For a categorical variable $Y\in \mathcal{Y}=\{\mathcal{C}_1,\ldots,\mathcal{C}_K\}$ with no ordering of labels, the squared loss is not particularly meaningful. For example, think of a 4-class variable with $\mathcal{Y}=\{1,2,3,4\}$, but the numbers are just to distinguish different labels. The labels 2 and 4 are equally ‘different’ from 1. If what matters for the prediction is whether the predicted label is correct or not, it is more natural to consider the zero-one loss.

Zero-One Loss#$$\ell_{0-1}(\widehat{y},y)= \begin{cases}1& \widehat{y}\neq y\\0& \widehat{y}= y.\end{cases}$$

Once given the loss function, we want to find an optimal prediction rule. Note that we cannot avoid making errors by always choosing $f(X)=Y$ because we shall consider that $X$ and $Y$ are both random and not perfectly dependent.

Furthermore, when $X$ and $Y$ are treated as random vectors (or random variables), the loss $\ell(f(X),Y)$ also becomes random. To summarize the forecast performance over random events, we often measure a nonrandom error of a prediction rule $f$ through the *population* risk function given by
$$
L_{\mathcal{D}}(f)=\mathbb{E}[\ell(f(X),Y)], \quad f\in\mathcal{F},
$$

where

- $\mathcal{F}$ is a set of candidate prediction rules; if $\mathcal{F}$ is unspecified, take it as large as possible (there are no restrictions).
- $\mathcal{D}$ denotes the joint distribution of the target variable(s) $Y$ and features $X$.
- $\mathbb{E}$ denotes the expectation operator.
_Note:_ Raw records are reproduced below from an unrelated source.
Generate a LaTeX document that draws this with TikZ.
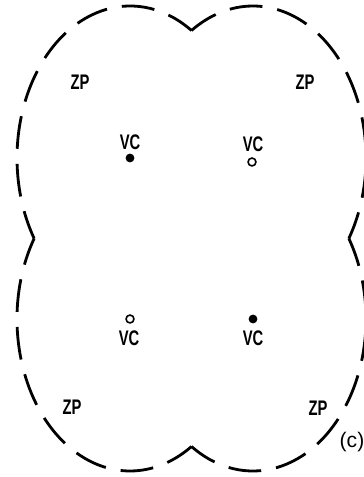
\documentclass[tikz,border=0pt]{standalone}
\usepackage{fontspec}
\setmainfont{Liberation Sans}
\newfontfamily\lblfont[FakeStretch=0.7]{Liberation Sans}
\usetikzlibrary{positioning}

\begin{document}
\begin{tikzpicture}[x=0.02cm,y=0.02cm,
    outline/.style={line width=1.6pt,dash pattern=on 18.7pt off 8.6pt,dash phase=2.8pt},
    zone/.style={font=\lblfont\bfseries\fontsize{12}{14}\selectfont,inner sep=0pt},
    vcdot/.style={circle,fill,inner sep=0pt,minimum size=5pt},
    vcring/.style={circle,draw,line width=0.9pt,inner sep=0pt,minimum size=4.5pt}]
  \useasboundingbox (0,0) rectangle (364,477);
  % lobe centres
  \coordinate (ul) at (130,319);
  \coordinate (ur) at (253,319);
  \coordinate (ll) at (130,158);
  \coordinate (lr) at (253,158);
  % dashed outline, one arc per lobe
  \draw[outline] (ul) ++(57:113 and 152) arc[start angle=57,end angle=212,x radius=113,y radius=152];
  \draw[outline] (ll) ++(148:113 and 152) arc[start angle=148,end angle=303,x radius=113,y radius=152];
  \draw[outline] (lr) ++(237:113 and 152) arc[start angle=237,end angle=392,x radius=113,y radius=152];
  \draw[outline] (ur) ++(328:113 and 152) arc[start angle=328,end angle=483,x radius=113,y radius=152];
  % centres
  \node[vcdot] (dul) at (ul) {};
  \node[vcring] (dur) at (252,315) {};
  \node[vcring] (dll) at (ll) {};
  \node[vcdot] (dlr) at (lr) {};
  \node[zone] (vcul) at (130,335) {VC};
  \node[zone] (vcur) at (253,333) {VC};
  \node[zone] (vcll) at (129,139) {VC};
  \node[zone] (vclr) at (253,139) {VC};
  % zones
  \node[zone] (zpul) at (80,395) {ZP};
  \node[zone] (zpur) at (305,395) {ZP};
  \node[zone] (zpll) at (72,70) {ZP};
  \node[zone] (zplr) at (318,69) {ZP};
  \node[zone,font=\fontsize{12}{14}\selectfont] (tag) at (352,35) {(c)};
\end{tikzpicture}
\end{document}
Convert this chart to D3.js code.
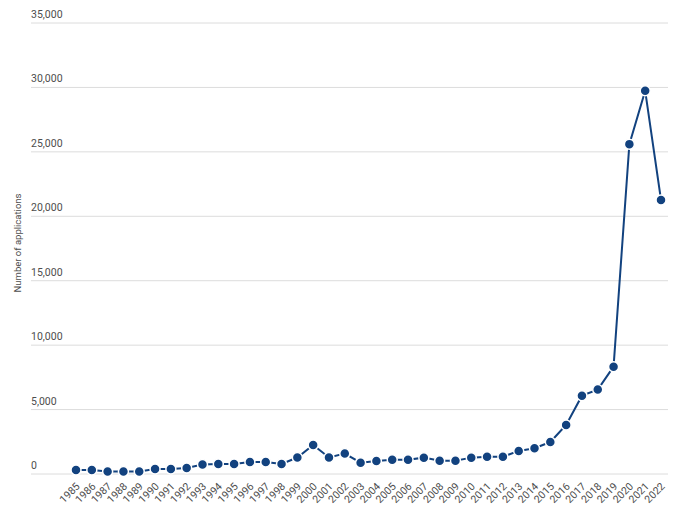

Ideal Prediction Rule#For a given distribution $\mathcal{D}$ and a loss function $\ell$, a prediction rule $f^{*}\in\mathcal{F}$ is ideal in class $\mathcal{F}$ if it has the lowest loss: $$L_{\mathcal{D}}(f^{*})\leq L_{\mathcal{D}}(f),\quad\text{for all}~ f\in\mathcal{F}.$$

The ideal prediction rule for the squared loss and zero-one loss are called the regression function and the Bayes classifier respectively.

Regression Function#An ideal prediction rule for the (half) squared loss function is the

regression function$$\mu(x)=\mathbb{E}[Y\mid X=x].$$

Bayes classifier#An ideal prediction rule for the zero-one loss with a categorical target $Y\in\{\mathcal{C}_1,\ldots,\mathcal{C}_K\}$ is the

Bayes classifiergiven by$$\begin{align*}&C^{\operatorname{Bayes}}(x)\\&=\underset{\mathcal{C}_k\in\mathcal{Y}}{\operatorname{argmax}}~\mathbb{P}(Y=\mathcal{C}_k\mid X=x)\end{align*}$$

which chooses the label with the largest posterior probability (break ties arbitrarily).

The ideal prediction rule is not necessarily unique, strictly speaking. Nevertheless, we can usually avoid such identification issues by properly restricting candidate functions. Therefore, unless specified otherwise, we shall assume that the ideal prediction rule is *unique* with an appropriate choice of the space $\mathcal{F}$ of candidate prediction rules.